And They Thought We Couldn't Fight - Victory Liberty Loan
Forsythe, Victor (1885-1962) 1919 Lithograph
On October 5, 1918, the German government sent a message to President Woodrow Wilson to begin the negotiation of terms to end the war. However, the United States called for the abdication of the German Kaiser before negotiations could begin. The Kaiser refused. A month later, after continued fighting and bloodshed, on November 5, 1918, the Allies acquiesced and agreed to begin negotiations for a truce. On November 8, 1918, the Allies handed a German delegation a list of demands and 72 hours to agree. An Armistice was agreed upon with a cease-fire starting on November 11, 1918, at 11 A.M. Hoping to strengthen their standing during the peace negotiations, both sides continued fighting right to the moment the time the ceasefire began.
Although the Armistice ended the fighting, a peace treaty between German and the Allies was not signed until June 28, 1919. The Treaty of Versailles, which formally ended the war, required Germany to make substantial territorial concessions, pay reparations, and disarm.

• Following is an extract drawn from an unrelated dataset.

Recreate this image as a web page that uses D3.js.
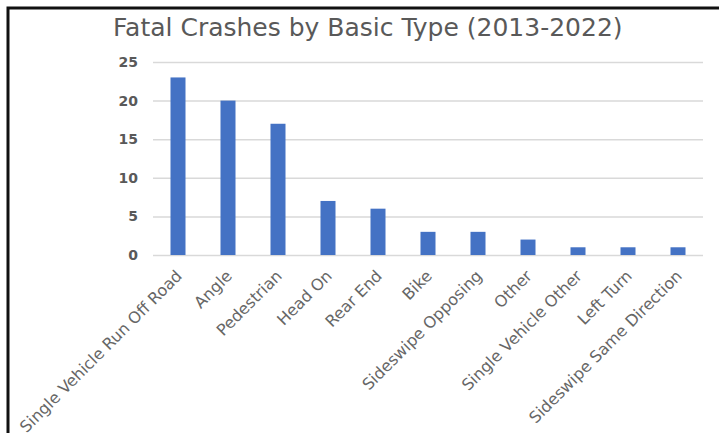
<!DOCTYPE html>
<html>
<head>
<meta charset="utf-8">
<script src="https://cdn.jsdelivr.net/npm/d3@7"></script>
<style>
  html, body { margin: 0; padding: 0; background: #fff; }
  svg { display: block; }
</style>
</head>
<body>
<script>
const categories = ["Single Vehicle Run Off Road", "Angle", "Pedestrian", "Head On", "Rear End", "Bike",
  "Sideswipe Opposing", "Other", "Single Vehicle Other", "Left Turn", "Sideswipe Same Direction"];
const values = [23, 20, 17, 7, 6, 3, 3, 2, 1, 1, 1];
const yTicks = [0, 5, 10, 15, 20, 25];
const title = "Fatal Crashes by Basic Type (2013-2022)";

const W = 719, H = 433;
const svg = d3.select("body").append("svg").attr("width", W).attr("height", H);
svg.append("rect").attr("width", W).attr("height", H).attr("fill", "#fff");

// frame
svg.append("path").attr("d", `M8,${H} V8 H${W}`).attr("fill", "none")
  .attr("stroke", "#111").attr("stroke-width", 3);

const x = d3.scaleBand().domain(categories).range([153, 703]).paddingInner(0.7).paddingOuter(0.35);
const y = d3.scaleLinear().domain([0, 25]).range([255, 62]);

const font = "'DejaVu Sans', Verdana, sans-serif";
const grey = "#595959";

svg.append("text").attr("x", 113).attr("y", 36).attr("font-family", font).attr("font-size", 25)
  .attr("fill", grey).text(title);

// gridlines
const yAxis = d3.axisLeft(y).tickValues(yTicks).tickSize(-(703 - 153)).tickPadding(15);
const gy = svg.append("g").attr("transform", "translate(153,0)").call(yAxis);
gy.select(".domain").remove();
gy.selectAll(".tick line").attr("stroke", "#d9d9d9").attr("stroke-width", 1.5);
gy.selectAll(".tick text").attr("font-family", font).attr("font-size", 14).attr("font-weight", "bold")
  .attr("fill", grey);

// bars
svg.append("g").selectAll("rect").data(values).join("rect")
  .attr("x", (d, i) => x(categories[i]))
  .attr("width", x.bandwidth())
  .attr("y", d => y(d))
  .attr("height", d => y(0) - y(d))
  .attr("fill", "#4472C4");

// x labels
const xAxis = d3.axisBottom(x).tickSize(0).tickPadding(0);
const gx = svg.append("g").attr("transform", "translate(0,255)").call(xAxis);
gx.select(".domain").remove();
gx.selectAll(".tick text")
  .attr("font-family", font).attr("font-size", 16).attr("fill", "#666")
  .attr("text-anchor", "end").attr("dy", 0).attr("y", 0)
  .attr("transform", "translate(5,22) rotate(-45)");
</script>
</body>
</html>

Under the stress of paying the reparations and recovering from the war, the German economy collapsed. The treaty became the basis for widespread resentment in Germany and created a nationalistic backlash which fueled the rise of the Freikorps and, eventually, the Nazi party. In the twenty years following the signing of the treaty, it was used to rally support for a renewed war against Germany’s perceived oppressors.
The German allies of the Austria-Hungary and the Ottoman Empire collapsed and broke into smaller nations. Russia suffered from a civil war which began in 1917 with the Bolshevik Revolution and continued until 1923. Several of Russia’s border territories broke away and grained independence including Lithuania, Latvia, Estonia, Finland, Armenia, Georgia, and Azerbaijan.